Putting it all together

Please note these are just my musings as this blog is almost like a living journal of the resortera style hunter they are the benefit of my experience only.

I always ask myself, what game am I looking for? Will there be shots of opportunity? Do I want to take the shots of opportunity? In such cases where there is more a need to bring meat, I am always keen to the shots of opportunity than the mere sporting aspect of simply persuing one quary in particular.  I consider the terrain first then I will consider my slingshot.

In general with my alambre resortera powered by chained #64s I know what projectiles I am able to use.  If it's a general hunting trip and I know where I am hunting I will arm myself accordingly.

If squab in concreted areas, I will use fire hardened clay balls but I will also carry my pebbles always as a standard ammo for sometimes squab can be found grazing in the field on seeds and or picking at gravel here the open range is perfect for either pebbles, ballbearings, or even hexnuts as an example.
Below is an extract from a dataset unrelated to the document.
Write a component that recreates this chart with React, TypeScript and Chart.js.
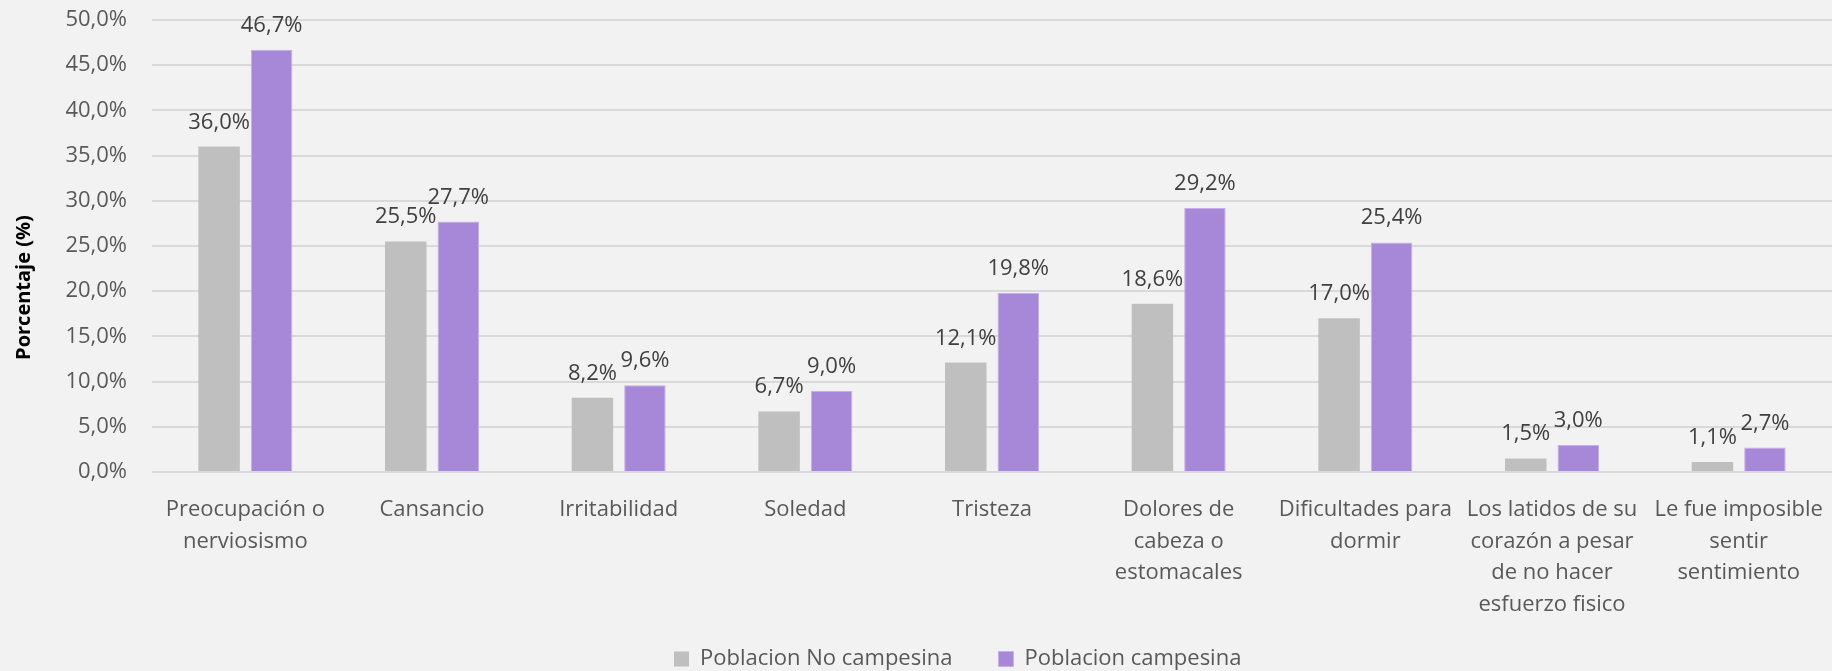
import React, { useEffect, useRef } from "react";
import { Chart, registerables } from "chart.js";

Chart.register(...registerables);

const categories: (string | string[])[] = [
  ["Preocupación o", "nerviosismo"],
  "Cansancio",
  "Irritabilidad",
  "Soledad",
  "Tristeza",
  ["Dolores de", "cabeza o", "estomacales"],
  ["Dificultades para", "dormir"],
  ["Los latidos de su", "corazón a pesar", "de no hacer", "esfuerzo fisico"],
  ["Le fue imposible", "sentir", "sentimiento"],
];

const seriesNames = ["Poblacion No campesina", "Poblacion campesina"];
const noCampesina = [36.0, 25.5, 8.2, 6.7, 12.1, 18.6, 17.0, 1.5, 1.1];
const campesina = [46.7, 27.7, 9.6, 9.0, 19.8, 29.2, 25.4, 3.0, 2.7];

const yMin = 0;
const yMax = 50;
const yStep = 5;
const yTitle = "Porcentaje (%)";

const FONT = "'Open Sans', 'Noto Sans', sans-serif";
const W = 1832;
const H = 671;
const PLOT_TOP = 20;
const PLOT_LEFT = 152;
const PLOT_BOTTOM = 472;
const LEGEND_BAND = 20;
const LEGEND_LEFT = 674;
const LEGEND_MID_Y = 659;

const fmt = (v: number) => v.toFixed(1).replace(".", ",") + "%";

const backgroundPlugin = {
  id: "bg",
  beforeDraw(chart: any) {
    const ctx = chart.ctx;
    ctx.save();
    ctx.fillStyle = "#f2f2f2";
    ctx.fillRect(0, 0, chart.width, chart.height);
    ctx.restore();
  },
};

const dataLabelPlugin = {
  id: "dataLabels",
  afterDatasetsDraw(chart: any) {
    const ctx = chart.ctx;
    ctx.save();
    ctx.font = `22px ${FONT}`;
    ctx.fillStyle = "#404040";
    ctx.textAlign = "center";
    ctx.textBaseline = "alphabetic";
    chart.data.datasets.forEach((ds: any, i: number) => {
      const meta = chart.getDatasetMeta(i);
      meta.data.forEach((bar: any, j: number) => {
        ctx.fillText(fmt(ds.data[j]), bar.x, bar.y - 18);
      });
    });
    ctx.restore();
  },
};

const legendPlacementPlugin = {
  id: "legendPlacement",
  afterLayout(chart: any) {
    const lg = chart.legend;
    if (!lg || !lg.lineWidths) return;
    const pad = lg.options.labels.padding;
    const x0 = (lg.left + pad + lg.right - lg.lineWidths[0]) / 2;
    const dx = LEGEND_LEFT - x0;
    lg.left += dx;
    lg.right += dx;
    lg.top = LEGEND_MID_Y - 11 - pad;
    lg.bottom = chart.height;
  },
};

export default function App() {
  const ref = useRef<HTMLCanvasElement | null>(null);

  useEffect(() => {
    document.body.style.margin = "0";
    document.body.style.background = "#f2f2f2";
    if (!ref.current) return;
    const chart = new Chart(ref.current, {
      type: "bar",
      data: {
        labels: categories,
        datasets: [
          {
            label: seriesNames[0],
            data: noCampesina,
            backgroundColor: "#bfbfbf",
            borderColor: "#c9c9c9",
            borderWidth: 0,
            barPercentage: 0.79,
            categoryPercentage: 0.5625,
          },
          {
            label: seriesNames[1],
            data: campesina,
            backgroundColor: "#a687d8",
            borderColor: "#c4b0ea",
            borderWidth: 1,
            barPercentage: 0.79,
            categoryPercentage: 0.5625,
          },
        ],
      },
      options: {
        responsive: false,
        animation: false,
        layout: { padding: { top: PLOT_TOP, right: 0, left: 0, bottom: 0 } },
        plugins: {
          legend: {
            position: "bottom",
            maxHeight: LEGEND_BAND,
            labels: {
              boxWidth: 15,
              boxHeight: 15,
              padding: 46,
              color: "#595959",
              font: { family: FONT, size: 22 },
            },
          },
          tooltip: { enabled: false },
        },
        scales: {
          x: {
            afterFit(scale: any) {
              const lgH = scale.chart.legend ? scale.chart.legend.height : 0;
              scale.height = scale.chart.height - PLOT_BOTTOM - lgH;
              scale.paddingLeft = 0;
              scale.paddingRight = 0;
            },
            grid: { display: false },
            border: { display: false },
            ticks: {
              color: "#595959",
              font: { family: FONT, size: 22, lineHeight: 1.44 },
              padding: 14,
              maxRotation: 0,
              autoSkip: false,
            },
          },
          y: {
            min: yMin,
            max: yMax,
            afterFit(scale: any) {
              scale.width = PLOT_LEFT;
              scale.paddingTop = 0;
              scale.paddingBottom = 0;
            },
            grid: { color: "#d9d9d9", lineWidth: 2, drawTicks: false },
            border: { display: false },
            ticks: {
              stepSize: yStep,
              color: "#595959",
              font: { family: FONT, size: 22 },
              padding: 25,
              callback: (v: any) => fmt(Number(v)),
            },
            title: {
              display: true,
              text: yTitle + " ".repeat(16),
              color: "#000000",
              font: { family: FONT, size: 20, weight: "bold" },
              padding: { top: 12, bottom: 0 },
            },
          },
        },
      },
      plugins: [backgroundPlugin, dataLabelPlugin, legendPlacementPlugin],
    });
    return () => chart.destroy();
  }, []);

  return (
    <div style={{ width: W, height: H }}>
      <canvas ref={ref} width={W} height={H} />
    </div>
  );
}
Always reserve the fire hardened clay balls for work in cave cliff terrean whether man made or natural where there is danger of ricochete. Again by having the clay balls and some pebbles I am already able to take most species.
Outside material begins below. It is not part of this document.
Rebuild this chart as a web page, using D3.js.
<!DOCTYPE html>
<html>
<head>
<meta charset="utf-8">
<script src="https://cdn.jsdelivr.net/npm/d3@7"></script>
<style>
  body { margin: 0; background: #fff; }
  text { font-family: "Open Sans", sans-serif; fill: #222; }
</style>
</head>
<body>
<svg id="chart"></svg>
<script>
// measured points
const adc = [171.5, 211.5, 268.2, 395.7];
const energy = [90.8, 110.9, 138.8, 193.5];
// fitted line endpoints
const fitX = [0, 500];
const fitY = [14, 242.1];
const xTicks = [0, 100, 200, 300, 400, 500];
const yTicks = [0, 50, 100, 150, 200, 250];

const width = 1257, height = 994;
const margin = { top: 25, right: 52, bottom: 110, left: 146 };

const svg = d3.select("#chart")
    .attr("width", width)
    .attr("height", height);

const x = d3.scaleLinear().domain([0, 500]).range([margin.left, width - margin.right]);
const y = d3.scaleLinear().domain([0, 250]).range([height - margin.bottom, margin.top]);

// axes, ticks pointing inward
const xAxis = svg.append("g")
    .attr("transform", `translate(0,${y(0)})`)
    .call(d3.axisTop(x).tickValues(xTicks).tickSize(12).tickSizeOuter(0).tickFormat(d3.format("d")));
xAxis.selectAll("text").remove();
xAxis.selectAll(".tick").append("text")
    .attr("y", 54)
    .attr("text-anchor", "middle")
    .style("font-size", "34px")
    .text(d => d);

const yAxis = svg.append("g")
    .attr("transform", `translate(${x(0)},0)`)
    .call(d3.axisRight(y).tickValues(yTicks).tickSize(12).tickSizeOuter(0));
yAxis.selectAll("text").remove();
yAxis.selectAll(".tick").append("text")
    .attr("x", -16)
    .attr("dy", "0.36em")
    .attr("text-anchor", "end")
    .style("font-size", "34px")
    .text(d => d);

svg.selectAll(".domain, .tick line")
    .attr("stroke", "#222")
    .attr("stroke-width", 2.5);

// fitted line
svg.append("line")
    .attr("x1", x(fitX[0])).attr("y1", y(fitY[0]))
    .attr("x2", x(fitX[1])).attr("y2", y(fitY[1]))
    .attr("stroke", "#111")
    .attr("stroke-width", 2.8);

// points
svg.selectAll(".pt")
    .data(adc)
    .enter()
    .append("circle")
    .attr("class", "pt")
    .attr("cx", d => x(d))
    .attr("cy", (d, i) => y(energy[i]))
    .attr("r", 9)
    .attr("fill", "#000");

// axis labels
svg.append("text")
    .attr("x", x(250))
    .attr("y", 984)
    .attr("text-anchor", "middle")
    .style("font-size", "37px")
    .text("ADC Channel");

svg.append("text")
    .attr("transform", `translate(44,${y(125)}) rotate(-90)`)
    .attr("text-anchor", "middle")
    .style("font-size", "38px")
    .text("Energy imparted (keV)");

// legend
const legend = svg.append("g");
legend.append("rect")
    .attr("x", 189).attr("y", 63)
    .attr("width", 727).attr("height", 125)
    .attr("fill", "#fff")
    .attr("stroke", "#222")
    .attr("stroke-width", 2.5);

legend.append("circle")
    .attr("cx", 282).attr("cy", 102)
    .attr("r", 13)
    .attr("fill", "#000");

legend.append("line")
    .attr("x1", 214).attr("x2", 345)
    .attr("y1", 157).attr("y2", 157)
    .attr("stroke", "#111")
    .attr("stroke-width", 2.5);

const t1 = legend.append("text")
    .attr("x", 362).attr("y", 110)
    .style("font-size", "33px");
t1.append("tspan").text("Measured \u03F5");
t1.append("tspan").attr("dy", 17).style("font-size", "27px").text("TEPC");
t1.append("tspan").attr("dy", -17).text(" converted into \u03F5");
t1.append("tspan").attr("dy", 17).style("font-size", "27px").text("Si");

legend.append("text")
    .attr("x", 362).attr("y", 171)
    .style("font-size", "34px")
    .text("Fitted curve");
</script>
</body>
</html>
What if you are hunting rabbits? Or jackrabbits during spring where the grass is tall. Here it's a good idea to have some options, steel balls or lead that can get in such places.

As an all around kit I will generally take 6 to 9 pebbles or hexnuts and 6 to 9 steel balls and 6 clay balls for my excursions. If I am out longer with more anticipated opportunity I will carry 10 to a dozen 1/2 inch steel ballbearings.

Hopefully some of this can be of some use to someone reading this and needs a loosely made blueprint of how to prepare for their hunt with a slingshot.